▸ Entries supplied
%%

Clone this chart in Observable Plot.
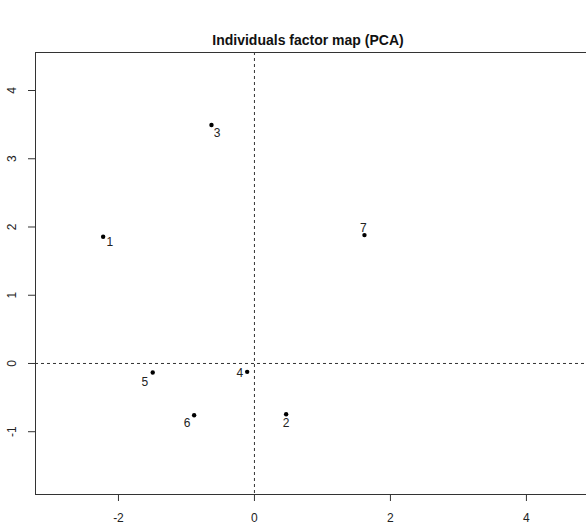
<!DOCTYPE html>
<html>
<head>
<meta charset="utf-8">
<script src="https://cdn.jsdelivr.net/npm/d3@7"></script>
<script src="https://cdn.jsdelivr.net/npm/@observablehq/plot@0.6"></script>
<style>
  html, body { margin: 0; padding: 0; background: #fff; overflow: hidden; }
  #wrap { position: relative; width: 600px; height: 522px; font-family: "Liberation Sans", Arial, sans-serif; }
  #title { position: absolute; z-index: 2; left: 0; width: 616px; top: 32px; text-align: center; font-weight: bold; font-size: 14px; line-height: 16px; color: #111; }
  #chart { position: absolute; z-index: 1; left: 0; top: 46px; }
</style>
</head>
<body>
<div id="wrap">
  <div id="title"></div>
  <div id="chart"></div>
</div>
<script>
const title = "Individuals factor map (PCA)";
const ids  = ["1", "2", "3", "4", "5", "6", "7"];
const dim1 = [-2.225, 0.466, -0.632, -0.107, -1.496, -0.887, 1.618];
const dim2 = [1.856, -0.743, 3.494, -0.123, -0.132, -0.758, 1.881];
const xTicks = [-2, 0, 2, 4];
const yTicks = [-1, 0, 1, 2, 3, 4];

const data = ids.map((id, i) => ({id, x: dim1[i], y: dim2[i]}));

// label placement (avoid overlap, like FactoMineR autoLab)
const labelOffset = {
  "1": [6.6, 5], "2": [0, 8.7], "3": [5.7, 8.3], "4": [-7.4, 1.6],
  "5": [-8, 9.4], "6": [-7, 8], "7": [-1, -7]
};

document.getElementById("title").textContent = title;

const ink = "#333";
const chart = Plot.plot({
  width: 600,
  height: 476,
  marginLeft: 35,
  marginRight: 2,
  marginTop: 6,
  marginBottom: 28,
  style: {fontFamily: "Liberation Sans, Arial, sans-serif", fontSize: "12px", background: "transparent", overflow: "visible"},
  x: {domain: [-3.22, 5.06], label: null},
  y: {domain: [-1.92, 4.557], label: null},
  marks: [
    Plot.ruleX([0], {stroke: ink, strokeDasharray: "3,3", strokeWidth: 1}),
    Plot.ruleY([0], {stroke: ink, strokeDasharray: "3,3", strokeWidth: 1}),
    Plot.frame({stroke: ink, strokeWidth: 1}),
    Plot.axisX({ticks: xTicks, tickSize: 7, tickPadding: 12, stroke: ink, fill: "#222", fontSize: 12, label: null, tickFormat: d => String(d)}),
    Plot.axisY({ticks: yTicks, tickSize: 7, stroke: ink, label: null, tickFormat: () => ""}),
    Plot.text(yTicks, {y: d => d, text: d => String(d), frameAnchor: "left", dx: -23, rotate: -90, fill: "#222", fontSize: 12, textAnchor: "middle", lineAnchor: "middle"}),
    Plot.dot(data, {x: "x", y: "y", r: 2.2, fill: "#000", stroke: null}),
    ...ids.map(id => Plot.text(data.filter(d => d.id === id), {
      x: "x", y: "y", text: "id", dx: labelOffset[id][0], dy: labelOffset[id][1],
      fill: "#222", fontSize: 12, textAnchor: "middle", lineAnchor: "middle"
    }))
  ]
});
document.getElementById("chart").appendChild(chart);
</script>
</body>
</html>
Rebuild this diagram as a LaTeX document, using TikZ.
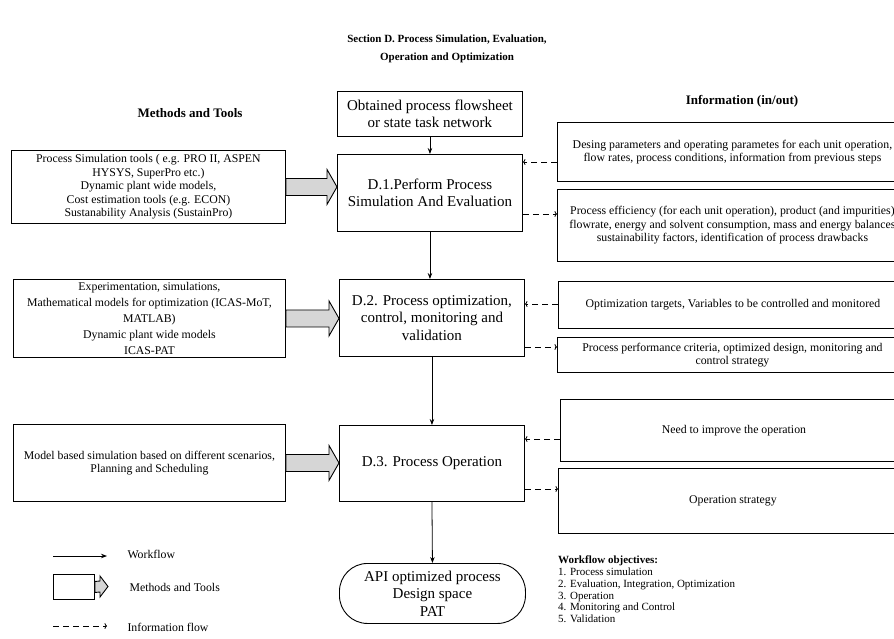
\documentclass[tikz,border=0pt]{standalone}
\usepackage{fontspec}
\setmainfont{Liberation Serif}
\usetikzlibrary{arrows.meta,calc}
\newcommand\fatarr[2]{%
  \draw[fat] ($(#1)+(0,-8.5)$) -- ($(#2)+(-10,-8.5)$) -- ($(#2)+(-10,-17.5)$) -- (#2)
    -- ($(#2)+(-10,17.5)$) -- ($(#2)+(-10,8.5)$) -- ($(#1)+(0,8.5)$) -- cycle;}
\begin{document}
\begin{tikzpicture}[x=1pt,y=-1pt,
  box/.style={draw, line width=0.9pt, inner sep=0pt, align=center, anchor=north west},
  small/.style={font=\fontsize{11.8}{13.6}\selectfont},
  big/.style={font=\fontsize{15}{17.6}\selectfont},
  head/.style={font=\bfseries\fontsize{13}{15}\selectfont},
  wf/.style={-{Stealth[length=6pt,width=4.5pt]}, line width=0.8pt},
  info/.style={-{To[length=2.5pt,width=6pt]}, dash pattern=on 6pt off 4pt, line width=0.8pt},
  fat/.style={draw, line width=0.9pt, fill=black!16}]
\useasboundingbox (0,0) rectangle (894,638);

% title and headings
\node[font=\bfseries\fontsize{11}{18}\selectfont, align=center] (title) at (447,49)
  {Section D. Process Simulation, Evaluation,\\Operation and Optimization};
\node[head] (hmt) at (190,113) {Methods and Tools};
\node[head] (hinfo) at (742,101) {Information (in/out)};

% central column
\node[box, big, minimum width=185, minimum height=45] (top) at (337,91)
  {Obtained process flowsheet\\or state task network};
\node[box, big, minimum width=185, minimum height=77] (D1) at (337,154)
  {D.1.Perform Process\\Simulation And Evaluation};
\node[box, big, minimum width=185, minimum height=77] (D2) at (339,279)
  {D.2. Process optimization,\\control, monitoring and\\validation};
\node[box, big, minimum width=185, minimum height=76] (D3) at (339,425)
  {D.3. Process Operation};
\node[draw, line width=0.9pt, big, align=center, rounded corners=28pt, inner sep=0pt,
  minimum width=186, minimum height=60, anchor=north west] (term) at (339,563)
  {API optimized process\\Design space\\PAT};

% left column
\node[box, small, minimum width=274, minimum height=73] (L1) at (11,150)
  {Process Simulation tools ( e.g. PRO II, ASPEN\\HYSYS, SuperPro etc.)\\Dynamic plant wide models,\\Cost estimation tools (e.g. ECON)\\Sustanability Analysis (SustainPro)};
\node[box, font=\fontsize{11.8}{16}\selectfont, minimum width=272, minimum height=78] (L2) at (13,279)
  {Experimentation, simulations,\\Mathematical models for optimization (ICAS-MoT,\\MATLAB)\\Dynamic plant wide models\\ICAS-PAT};
\node[box, small, minimum width=272, minimum height=77] (L3) at (13,424)
  {Model based simulation based on different scenarios,\\Planning and Scheduling};

% right column
\node[box, small, minimum width=350, minimum height=59] (R1) at (557,122)
  {Desing parameters and operating parametes for each unit operation,\\flow rates, process conditions, information from previous steps};
\node[box, small, minimum width=350, minimum height=72] (R2) at (557,189)
  {Process efficiency (for each unit operation), product (and impurities)\\flowrate, energy and solvent consumption, mass and energy balances\\sustainability factors, identification of process drawbacks};
\node[box, small, minimum width=349, minimum height=47] (R3) at (558,281)
  {Optimization targets, Variables to be controlled and monitored};
\node[box, small, minimum width=350, minimum height=35] (R4) at (557,337)
  {Process performance criteria, optimized design, monitoring and\\control strategy};
\node[box, small, minimum width=347, minimum height=62] (R5) at (560,399)
  {Need to improve the operation};
\node[box, small, minimum width=349, minimum height=65] (R6) at (558,468)
  {Operation strategy};

% workflow arrows
\draw[wf] (top.south) -- (D1.north);
\draw[wf] (D1.south) -- (D1.south |- D2.north);
\draw[wf] (D2.south) -- (D3.north);
\draw[wf] (D3.south) -- (term.north);

% methods and tools arrows
\coordinate (t1) at (L1.east -| D1.west);
\coordinate (t2) at (L2.east -| D2.west);
\coordinate (t3) at (L3.east -| D3.west);
\fatarr{L1.east}{t1}
\fatarr{L2.east}{t2}
\fatarr{L3.east}{t3}

% information flow
\coordinate (i1) at (0,162);
\coordinate (o1) at (0,214);
\coordinate (i2) at (0,304);
\coordinate (o2) at (0,347);
\coordinate (i3) at (0,439);
\coordinate (o3) at (0,489);
\draw[info] (R1.west |- i1) -- (D1.east |- i1);
\draw[info] (D1.east |- o1) -- (R2.west |- o1);
\draw[info] (R3.west |- i2) -- (D2.east |- i2);
\draw[info] (D2.east |- o2) -- (R4.west |- o2);
\draw[info] (R5.west |- i3) -- (D3.east |- i3);
\draw[info] (D3.east |- o3) -- (R6.west |- o3);

% legend
\coordinate (lw1) at (53,556);
\coordinate (lw2) at (107,556);
\draw[wf] (lw1) -- (lw2);
\node[small, anchor=west] (lwt) at (124,554) {Workflow};
\node[box, minimum width=41, minimum height=25] (lmb) at (53,574) {};
\coordinate (lmt) at (108,586.5);
\draw[fat] ($(lmb.east)+(0,-5.5)$) -- ($(lmt)+(-8,-5.5)$) -- ($(lmt)+(-8,-10.5)$) -- (lmt)
  -- ($(lmt)+(-8,10.5)$) -- ($(lmt)+(-8,5.5)$) -- ($(lmb.east)+(0,5.5)$) -- cycle;
\node[small, anchor=west] (lmtt) at (126,587) {Methods and Tools};
\coordinate (li1) at (53,626);
\coordinate (li2) at (107,626);
\draw[info] (li1) -- (li2);
\node[small, anchor=west] (lit) at (124,627) {Information flow};

% workflow objectives
\node[align=left, anchor=north west, inner sep=0pt, font=\fontsize{11}{11.7}\selectfont] (obj) at (558,556)
  {\textbf{Workflow objectives:}\\1. Process simulation\\2. Evaluation, Integration, Optimization\\3. Operation\\4. Monitoring and Control\\5. Validation};
\end{tikzpicture}
\end{document}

%%

Write out the lines running from the one that contains "Rebuild this diagram" through the one that contains "(hinfo) at (742,101)", ends included, and nothing else. Pictures stay out of the copy.

▸ The output
Rebuild this diagram as a LaTeX document, using TikZ.
\documentclass[tikz,border=0pt]{standalone}
\usepackage{fontspec}
\setmainfont{Liberation Serif}
\usetikzlibrary{arrows.meta,calc}
\newcommand\fatarr[2]{%
  \draw[fat] ($(#1)+(0,-8.5)$) -- ($(#2)+(-10,-8.5)$) -- ($(#2)+(-10,-17.5)$) -- (#2)
    -- ($(#2)+(-10,17.5)$) -- ($(#2)+(-10,8.5)$) -- ($(#1)+(0,8.5)$) -- cycle;}
\begin{document}
\begin{tikzpicture}[x=1pt,y=-1pt,
  box/.style={draw, line width=0.9pt, inner sep=0pt, align=center, anchor=north west},
  small/.style={font=\fontsize{11.8}{13.6}\selectfont},
  big/.style={font=\fontsize{15}{17.6}\selectfont},
  head/.style={font=\bfseries\fontsize{13}{15}\selectfont},
  wf/.style={-{Stealth[length=6pt,width=4.5pt]}, line width=0.8pt},
  info/.style={-{To[length=2.5pt,width=6pt]}, dash pattern=on 6pt off 4pt, line width=0.8pt},
  fat/.style={draw, line width=0.9pt, fill=black!16}]
\useasboundingbox (0,0) rectangle (894,638);

% title and headings
\node[font=\bfseries\fontsize{11}{18}\selectfont, align=center] (title) at (447,49)
  {Section D. Process Simulation, Evaluation,\\Operation and Optimization};
\node[head] (hmt) at (190,113) {Methods and Tools};
\node[head] (hinfo) at (742,101) {Information (in/out)};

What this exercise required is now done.